→ **YOUR OBJECTIVE**
Below are the records; copy each line in them that holds the word "matplotlib".
+++ PROVIDED INFORMATION
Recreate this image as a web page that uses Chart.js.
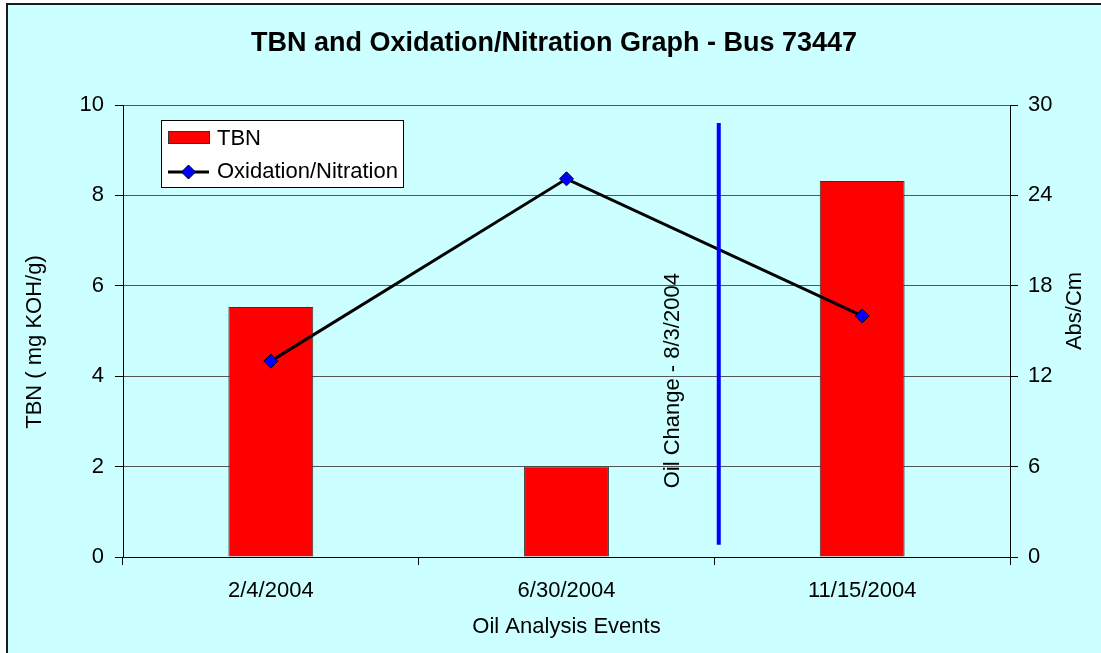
++++++
+++ PROVIDED INFORMATION
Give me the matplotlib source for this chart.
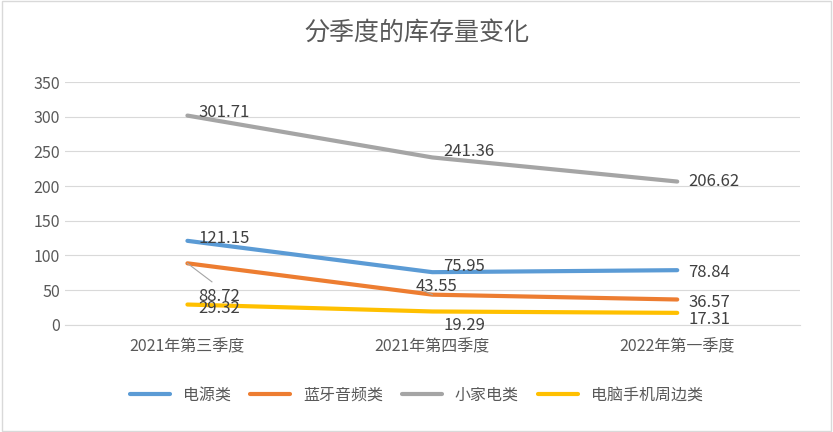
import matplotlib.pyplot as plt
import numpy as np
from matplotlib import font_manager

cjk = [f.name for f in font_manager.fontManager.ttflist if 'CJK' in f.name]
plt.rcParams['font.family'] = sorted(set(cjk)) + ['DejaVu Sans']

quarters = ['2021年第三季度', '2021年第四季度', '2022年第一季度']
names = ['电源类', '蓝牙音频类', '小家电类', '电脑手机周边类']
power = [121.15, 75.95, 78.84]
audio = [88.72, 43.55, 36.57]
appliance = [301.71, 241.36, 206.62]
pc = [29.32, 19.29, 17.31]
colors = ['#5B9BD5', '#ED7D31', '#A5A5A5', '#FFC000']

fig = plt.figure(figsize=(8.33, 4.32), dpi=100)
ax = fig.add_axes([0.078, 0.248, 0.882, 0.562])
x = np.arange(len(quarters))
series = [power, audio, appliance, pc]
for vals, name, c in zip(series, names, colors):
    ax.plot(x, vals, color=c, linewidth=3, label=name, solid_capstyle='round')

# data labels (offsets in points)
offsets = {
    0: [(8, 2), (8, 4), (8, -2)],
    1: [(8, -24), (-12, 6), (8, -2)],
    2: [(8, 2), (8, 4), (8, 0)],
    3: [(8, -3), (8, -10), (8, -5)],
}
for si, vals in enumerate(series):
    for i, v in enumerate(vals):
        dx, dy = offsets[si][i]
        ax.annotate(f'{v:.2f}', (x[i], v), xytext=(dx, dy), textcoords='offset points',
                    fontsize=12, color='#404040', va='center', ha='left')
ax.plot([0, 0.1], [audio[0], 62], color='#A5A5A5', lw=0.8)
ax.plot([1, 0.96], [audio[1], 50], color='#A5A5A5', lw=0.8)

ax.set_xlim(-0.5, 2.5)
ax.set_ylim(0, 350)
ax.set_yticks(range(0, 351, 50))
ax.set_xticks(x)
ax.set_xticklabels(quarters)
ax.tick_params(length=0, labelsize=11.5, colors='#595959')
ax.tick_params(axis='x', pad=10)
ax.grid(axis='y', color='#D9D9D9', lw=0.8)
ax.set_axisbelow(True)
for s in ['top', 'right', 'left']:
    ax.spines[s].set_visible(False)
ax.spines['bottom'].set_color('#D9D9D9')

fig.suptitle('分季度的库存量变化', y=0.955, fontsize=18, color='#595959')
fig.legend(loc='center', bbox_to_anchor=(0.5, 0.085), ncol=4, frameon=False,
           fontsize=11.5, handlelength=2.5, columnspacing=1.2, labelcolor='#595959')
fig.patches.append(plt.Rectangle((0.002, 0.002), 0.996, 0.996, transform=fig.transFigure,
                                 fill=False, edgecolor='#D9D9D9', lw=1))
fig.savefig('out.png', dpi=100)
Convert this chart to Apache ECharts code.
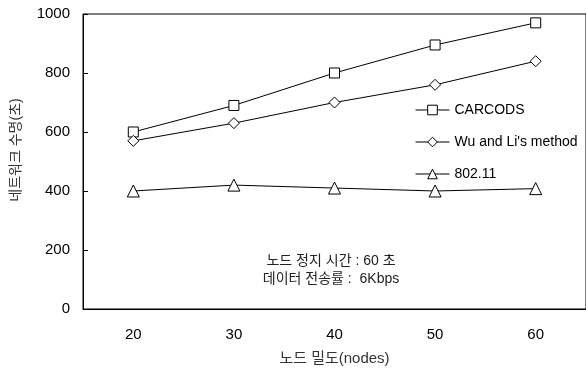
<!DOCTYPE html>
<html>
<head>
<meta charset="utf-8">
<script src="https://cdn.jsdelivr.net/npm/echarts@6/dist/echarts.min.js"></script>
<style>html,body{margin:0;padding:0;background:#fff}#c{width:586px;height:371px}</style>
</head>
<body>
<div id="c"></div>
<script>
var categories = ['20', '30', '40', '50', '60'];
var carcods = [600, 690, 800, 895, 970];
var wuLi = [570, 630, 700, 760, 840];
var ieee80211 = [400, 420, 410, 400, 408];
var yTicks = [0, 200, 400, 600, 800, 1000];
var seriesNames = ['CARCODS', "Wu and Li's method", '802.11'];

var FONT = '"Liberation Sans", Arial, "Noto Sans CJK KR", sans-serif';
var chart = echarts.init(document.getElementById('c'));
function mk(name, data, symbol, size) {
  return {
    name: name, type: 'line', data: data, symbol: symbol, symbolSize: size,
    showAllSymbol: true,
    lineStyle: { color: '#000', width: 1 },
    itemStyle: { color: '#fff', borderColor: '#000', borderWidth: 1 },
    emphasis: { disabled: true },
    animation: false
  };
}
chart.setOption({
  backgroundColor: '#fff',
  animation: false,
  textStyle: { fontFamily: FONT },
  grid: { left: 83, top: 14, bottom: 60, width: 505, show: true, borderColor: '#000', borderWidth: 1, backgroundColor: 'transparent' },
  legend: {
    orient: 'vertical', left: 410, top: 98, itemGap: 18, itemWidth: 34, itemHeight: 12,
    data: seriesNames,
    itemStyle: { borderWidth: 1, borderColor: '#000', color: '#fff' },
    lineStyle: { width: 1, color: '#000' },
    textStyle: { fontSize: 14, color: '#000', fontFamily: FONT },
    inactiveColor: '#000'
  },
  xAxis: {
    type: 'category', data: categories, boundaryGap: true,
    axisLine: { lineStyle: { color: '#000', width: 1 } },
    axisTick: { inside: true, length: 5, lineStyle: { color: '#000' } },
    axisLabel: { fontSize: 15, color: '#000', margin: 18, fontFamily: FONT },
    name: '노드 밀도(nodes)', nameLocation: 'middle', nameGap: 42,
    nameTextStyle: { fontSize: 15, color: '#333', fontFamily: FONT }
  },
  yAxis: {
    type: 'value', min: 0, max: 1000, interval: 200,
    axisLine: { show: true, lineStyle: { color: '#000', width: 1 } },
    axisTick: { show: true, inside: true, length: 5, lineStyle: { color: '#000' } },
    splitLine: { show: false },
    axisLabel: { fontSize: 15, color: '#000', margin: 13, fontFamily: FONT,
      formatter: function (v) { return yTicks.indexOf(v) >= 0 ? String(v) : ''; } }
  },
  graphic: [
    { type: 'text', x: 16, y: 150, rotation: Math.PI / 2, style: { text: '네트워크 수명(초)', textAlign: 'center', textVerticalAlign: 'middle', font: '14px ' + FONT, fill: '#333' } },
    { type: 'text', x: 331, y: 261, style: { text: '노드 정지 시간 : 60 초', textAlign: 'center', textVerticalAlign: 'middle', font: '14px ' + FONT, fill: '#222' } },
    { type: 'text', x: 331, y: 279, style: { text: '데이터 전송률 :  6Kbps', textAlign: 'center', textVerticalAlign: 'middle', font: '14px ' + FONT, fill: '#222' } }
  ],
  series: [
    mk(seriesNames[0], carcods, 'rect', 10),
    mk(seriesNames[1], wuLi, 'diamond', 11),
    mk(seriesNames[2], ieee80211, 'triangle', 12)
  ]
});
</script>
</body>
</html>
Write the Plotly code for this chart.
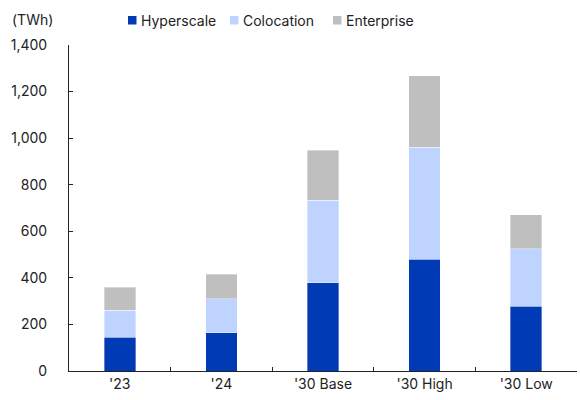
++++++
→ **COMPLETE OUTPUT**
Give me the matplotlib source for this chart.
import matplotlib.pyplot as plt
from matplotlib import font_manager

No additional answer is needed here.